Step 1: Understanding the Concept:
The de-Broglie wavelength of a charged particle relates to its momentum.
When accelerated through a potential difference, electrical potential energy converts to kinetic energy, determining the momentum. Step 2: Key Formula or Approach:
Kinetic energy $K = eV$.
Momentum $p = \sqrt{2mK} = \sqrt{2meV}$.
de-Broglie wavelength $\lambda = \frac{h}{p} = \frac{h}{\sqrt{2meV}}$.
Thus, $\lambda \propto \frac{1}{\sqrt{V}}$. Step 3: Detailed Explanation:
Let the initial wavelength be $\lambda$ for potential $V$:
\[ \lambda = \frac{h}{\sqrt{2meV}} \]
Let the new wavelength be $\lambda'$ for potential $V' = 9V$.

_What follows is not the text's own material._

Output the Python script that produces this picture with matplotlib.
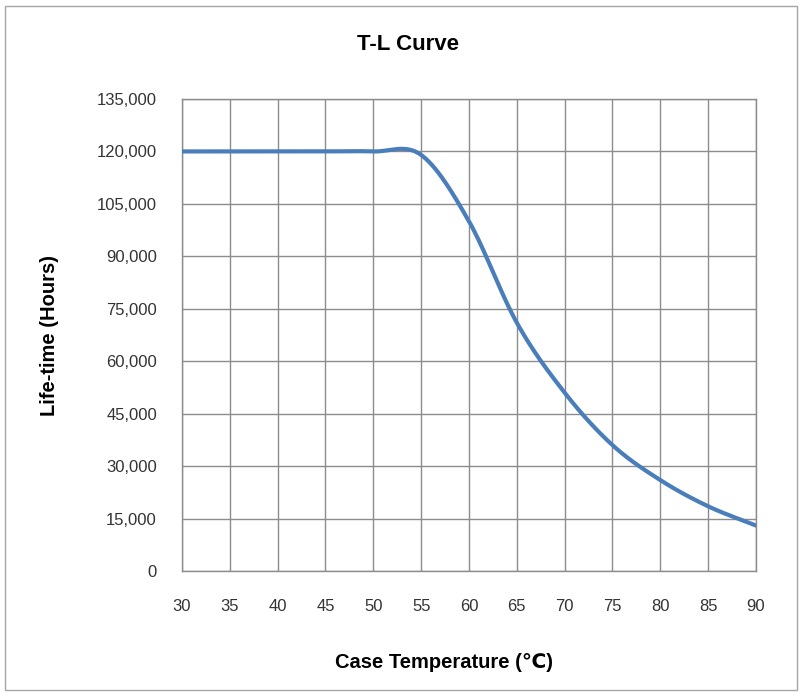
import numpy as np
import matplotlib
matplotlib.use("Agg")
import matplotlib.pyplot as plt
from matplotlib.patches import Rectangle

temps = [30, 35, 40, 45, 50, 55, 60, 65, 70, 75, 80, 85, 90]
life = [120000, 120000, 120000, 120000, 120000, 119000, 100000, 71000, 51000, 36000, 26000, 18500, 13000]
x_ticks = list(range(30, 91, 5))
y_ticks = list(range(0, 135001, 15000))

plt.rcParams['font.family'] = ['Liberation Sans', 'DejaVu Sans']


def catmull_rom(xs, ys, n=30):
    xs = np.asarray(xs, float)
    ys = np.asarray(ys, float)
    px = np.concatenate([[2 * xs[0] - xs[1]], xs, [2 * xs[-1] - xs[-2]]])
    py = np.concatenate([[2 * ys[0] - ys[1]], ys, [2 * ys[-1] - ys[-2]]])
    ox, oy = [], []
    for i in range(1, len(px) - 2):
        t = np.linspace(0, 1, n, endpoint=False)
        for arr, out in ((px, ox), (py, oy)):
            p0, p1, p2, p3 = arr[i - 1], arr[i], arr[i + 1], arr[i + 2]
            m1 = (p2 - p0) / 2
            m2 = (p3 - p1) / 2
            h00 = 2 * t**3 - 3 * t**2 + 1
            h10 = t**3 - 2 * t**2 + t
            h01 = -2 * t**3 + 3 * t**2
            h11 = t**3 - t**2
            out.extend(h00 * p1 + h10 * m1 + h01 * p2 + h11 * m2)
    ox.append(xs[-1]); oy.append(ys[-1])
    return np.array(ox), np.array(oy)


W, H = 803, 697
fig = plt.figure(figsize=(W / 100, H / 100), dpi=100)
fig.patch.set_facecolor('white')
fig.patches.append(Rectangle((5 / W, 7 / H), 792 / W, 684 / H, transform=fig.transFigure,
                             fill=False, edgecolor='#a6a6a6', linewidth=1.0))

ax = fig.add_axes([182 / W, 1 - 571 / H, (756 - 182) / W, (571 - 99) / H])
sx, sy = catmull_rom(temps, life)
ax.plot(sx, sy, color='#4a7ebb', linewidth=3.0, solid_capstyle='round', zorder=3)

ax.set_xlim(30, 90)
ax.set_ylim(0, 135000)
ax.set_xticks(x_ticks)
ax.set_yticks(y_ticks)
ax.set_xticklabels([str(v) for v in x_ticks], fontsize=12, color='#333333')
ax.set_yticklabels([f"{v:,}" for v in y_ticks], fontsize=12, color='#333333')
ax.tick_params(axis='y', length=0, pad=18)
ax.tick_params(axis='x', length=0, pad=20)
ax.grid(True, color='#8c8c8c', linewidth=1.0)
for s in ax.spines.values():
    s.set_color('#8c8c8c')
    s.set_linewidth(1.0)

fig.text(408 / W, 1 - 45 / H, 'T-L Curve', ha='center', va='center', fontsize=16, fontweight='bold')
fig.text(50 / W, 1 - 335 / H, 'Life-time (Hours)', ha='center', va='center', rotation=90,
         fontsize=14.5, fontweight='bold')
fig.text(444 / W, 1 - 663 / H, 'Case Temperature (℃)', ha='center', va='center',
         fontsize=14.5, fontweight='bold')

fig.savefig('out.png', dpi=100)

Using the proportionality:
\[ \frac{\lambda'}{\lambda} = \sqrt{\frac{V}{V'}} \]
Substitute $V' = 9V$:
\[ \frac{\lambda'}{\lambda} = \sqrt{\frac{V}{9V}} \]
\[ \frac{\lambda'}{\lambda} = \sqrt{\frac{1}{9}} \]
\[ \frac{\lambda'}{\lambda} = \frac{1}{3} \]
Rearrange to find the new wavelength:
\[ \lambda' = \frac{\lambda}{3} \]
Step 4: Final Answer:
The new wavelength is $\frac{\lambda}{3}$.